La victoire d’une Ukraine armée, financée, dirigée par les USA et l’Otan est bien incapable d’apporter une paix démocratique qui respecte les aspirations des peuples sans compter qu’elle pourrait signifier un engagement sur le terrain de l’Otan avec les terribles enchaînements que cela pourrait provoquer dont l’usage de l’arme nucléaire.

L’Ukraine, celle de Zelensky et des oligarques qui ont pillé à leur profit le pays après l’effondrement de l’URSS, c’est celle de l’Union européenne ou des multinationales américaines et européennes qui voudraient la piller, exploiter ses riches terres agricoles selon les lois du droit international, celles du capitalisme financier mondialisé, d’une exploitation sans frein mais aux apparences moins maffieuses.

Une libération nationale et démocratique ne peut venir que de la prise du pouvoir par les travailleurs eux-mêmes en Ukraine, du renversement de Poutine en Russie par la population, de la fraternisation des peuples pour construire une fédération d’États socialistes.
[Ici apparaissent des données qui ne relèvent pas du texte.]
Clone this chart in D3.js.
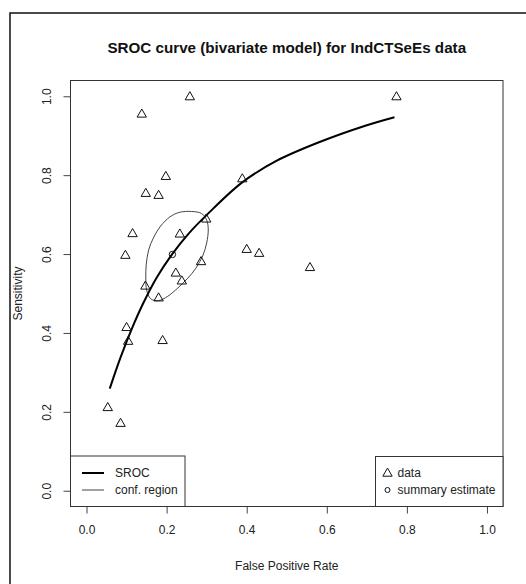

Dans cette bataille, notre positon est de combattre la propagande de notre propre bourgeoisie, son implication dans la guerre dont elle veut faire payer les frais au monde du travail. Elle est de développer une solidarité internationaliste vis à vis de toutes celles et ceux qui en Russie mais aussi en Ukraine refusent le nationalisme et la guerre.